La película narra un día en la existencia de Martijn, un extranjero que halló una buena vida en tierras mexicanas y que luego se perdió en la tristeza después de una tragedia, quien ante la inminente liberación del asesino de su hijo, se sume en un viaje revestido de memoria, melancolía y la vibración de un instinto violento que desea surgir.
La paternidad frustrada, el extravío, la ausencia de Dios, la memoria y el duelo son solo algunos de los temas que toca esta película de textura y articulación rulfiana cuya gran riqueza radica en su pausa y su negativa a proporcionar información concreta; nada se devela por completo, nos enteramos casi sin querer que Martjin está desahuciado, que su esposa y su hija no viven con él y que lo esperan con añoranza, o que en su interior se baten en duelo la redención y la condena.

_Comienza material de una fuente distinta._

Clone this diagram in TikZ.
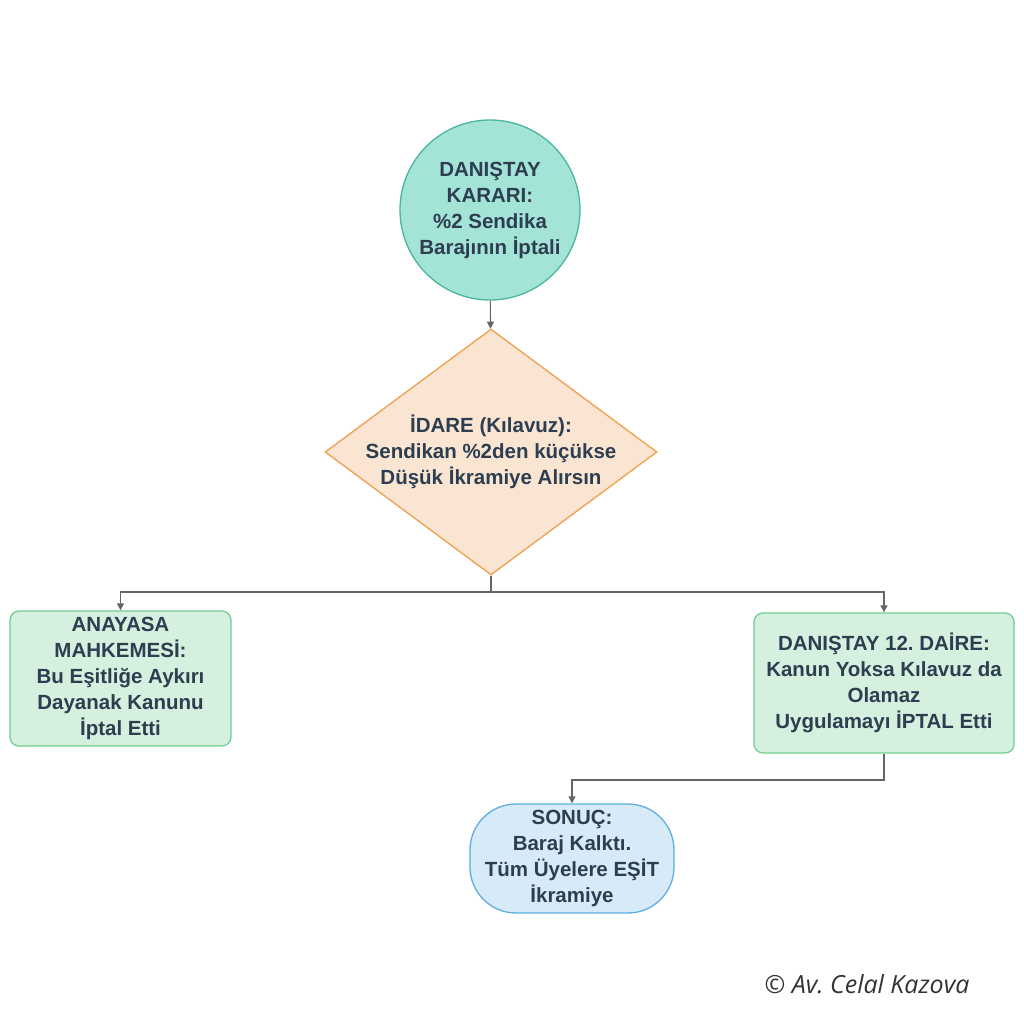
\documentclass[tikz,border=0pt]{standalone}
\usepackage{fontspec}
\setmainfont{Liberation Sans}
\newfontfamily\signfont{Open Sans}
\usetikzlibrary{shapes.geometric,arrows.meta}
\frenchspacing

\definecolor{inktext}{HTML}{2C3E50}
\definecolor{tealfill}{HTML}{A3E4D7}
\definecolor{tealline}{HTML}{48B59E}
\definecolor{peachfill}{HTML}{FAE5D3}
\definecolor{peachline}{HTML}{F0A04B}
\definecolor{greenfill}{HTML}{D5F0DF}
\definecolor{greenline}{HTML}{6FCF8F}
\definecolor{bluefill}{HTML}{D6EAF8}
\definecolor{blueline}{HTML}{5DADE2}
\definecolor{wire}{HTML}{666666}

\begin{document}
\begin{tikzpicture}[x=1pt, y=-1pt,
	every node/.style={font=\fontsize{20.5}{26}\selectfont\bfseries, text=inktext, align=center},
	start/.style={circle, draw=tealline, fill=tealfill, line width=1.3pt, minimum size=180pt, inner sep=0pt},
	decision/.style={diamond, draw=peachline, fill=peachfill, line width=1.3pt, minimum width=332pt, minimum height=246pt, inner sep=0pt},
	ruling/.style={rectangle, rounded corners=9pt, draw=greenline, fill=greenfill, line width=1.3pt, inner sep=0pt},
	outcome/.style={rectangle, rounded corners=46pt, draw=blueline, fill=bluefill, line width=1.3pt, minimum width=204pt, minimum height=109pt, inner sep=0pt},
	flow/.style={draw=wire, line width=1.1pt, -{Triangle[length=7pt,width=7pt]}}]

	\useasboundingbox (0,0) rectangle (1024,1024);

	\node[start] (karar) at (490, 210) {DANIŞTAY\\KARARI:\\\%2 Sendika\\Barajının İptali};
	\node[decision] (idare) at (491, 452) {};
	\node (idaretxt) at (idare.center) {İDARE (Kılavuz):\\Sendikan \%2den küçükse\\Düşük İkramiye Alırsın};
	\node[ruling, minimum width=221pt, minimum height=135pt] (aym) at (120.5, 678.5) {ANAYASA\\MAHKEMESİ:\\Bu Eşitliğe Aykırı\\Dayanak Kanunu\\İptal Etti};
	\node[ruling, minimum width=260pt, minimum height=140pt] (daire) at (884, 683) {DANIŞTAY 12. DAİRE:\\Kanun Yoksa Kılavuz da\\Olamaz\\Uygulamayı İPTAL Etti};
	\node[outcome] (sonuc) at (572, 858.5) {SONUÇ:\\Baraj Kalktı.\\Tüm Üyelere EŞİT\\İkramiye};

	\coordinate (split) at (491, 592);
	\coordinate (bend) at (884, 780);

	\draw[flow] (karar) -- (idare);
	\draw[flow] (idare.south) -- (split) -| (aym.north);
	\draw[flow] (split) -| (daire.north);
	\draw[flow] (daire.south) -- (bend) -| (sonuc.north);

	\node[font=\signfont\itshape\fontsize{25}{30}\selectfont, text=black!80] (imza) at (867, 984) {© Av. Celal Kazova};
\end{tikzpicture}
\end{document}
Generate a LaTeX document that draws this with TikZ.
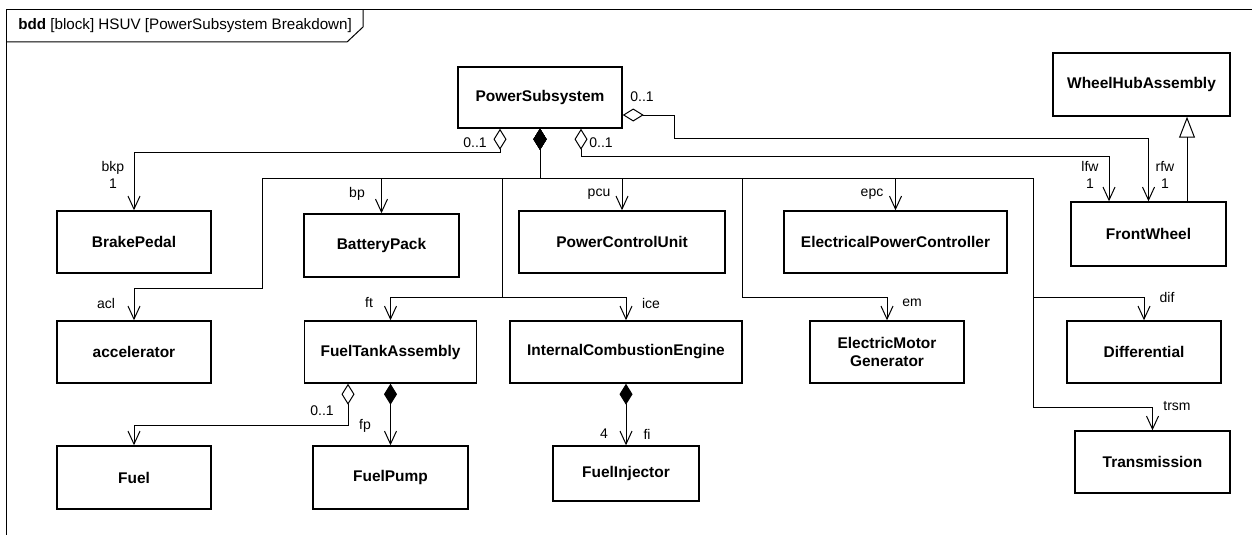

Los temas, pesares y dudas suelen surgir a través de diálogos esquivos y por medio de fábulas que ciertos personajes, además de Martijn, recitan para tratar de entender la extrañeza de los eventos humanos.

La pausa también habita en una propuesta de imagen estática que prepondera espacios gigantescos que empequeñecen al protagonista, a los habitantes del paraje y al pueblo, sin embargo, la pausa y la fijeza también existen en los cuartos, las salas y las cocinas donde acontecen los eventos cotidianos, ejemplo de esto es la parsimonia de Martijn al cocinar un huevo con chorizo al compás de la Obertura de Tanhäuser de Richard Wagner. Pero la inmovilidad no es el único elemento que compone la configuración de los planos, también existe el movimiento, uno pesado y trompicado que surge en las andanzas del protagonista por los senderos terregosos. Este movimiento no solo nos hace dar cuenta de su delicado estado físico, también nos introduce en su precario estado psicológico: agitado y a punto de llegar a un punto sin retorno. Es gracias a este movimiento errático que podemos intuir más sobre el protagonista ya que el personaje que Martijn Kuiper ejerce es estoico, impenetrable; su rostro nunca termina de definirse, es amabilidad y rudeza juntas: su rostro es una cuerda floja que ladea entre la bondad y una violencia inminente.
La película es un testimonio rico en colores y elementos propios de la tierra jalisciense, ornamentada principalmente por su Agave tequilana, gracias al lente de Natalia Cuevas, cuya sensibilidad propicia una cinefotografía clara, simétrica, equilibrada y dilatada. En cuestión sonora hay fidelidad a la realidad, los campos suenan a silencio arbóreo y vacuno, los silencios suenan a lejanía y el pueblo suena a música tradicional, murmullos y los preparativos de una fiesta inminente. En esta tierra sucede Ricochet, una tierra lejana y misteriosa, casi alienada, una utopía agrícola, ranchera y tranquila a punto de atestiguar una debacle.

«La historia fluye orgánicamente a pesar de la dosificación de la información; imagen y sonido se amalgaman para sumergirnos en la textura del polvo y la sonoridad de las hojas semiáridas».
Si algo puede recriminársele a la película es su constante coqueteo con la idealización. Aunque en la convivencia humana suele ponderase la amabilidad, también existe su opuesto: la desconfianza y la agresión; sobre todo la de una sociedad tan compleja como la nuestra que adolece de violencia pero que también transpira cortesía. Esta contrariedad natural no existe en el filme, todo mundo —en especial los personajes secundarios— son muy buenos y prístinos, sus vidas son regidas por la virtud, el pueblo atemporal es siempre bello, siempre tranquilo, siempre ideal y esta dinámica revela cierto desconocimiento propio de quién se enamora de la apariencia inmediata de lo foráneo. No obstante, Rodrigo Fiallega y su equipo creativo logran evadir definitivamente esta trampa al contraponer la romantización del pueblo y sus habitantes con un clímax violento, contundente y devastador.
La historia fluye orgánicamente a pesar de la dosificación de la información; imagen y sonido se amalgaman para sumergirnos en la textura del polvo y la sonoridad de las hojas semiáridas. A pesar de la idealización, los personajes logran percibirse humanos, cálidos y amplios. Martijn es un gran representante de la humanidad, un ser que superado por el dolor comete una atrocidad espontánea pero predecible que trunca su redención, por eso la película se titula Ricochet, concepto cuyo significado radica en el choque de un objeto contra otro o varios y cuya colisión propicia otro movimiento, uno errático y por qué no: definitivo.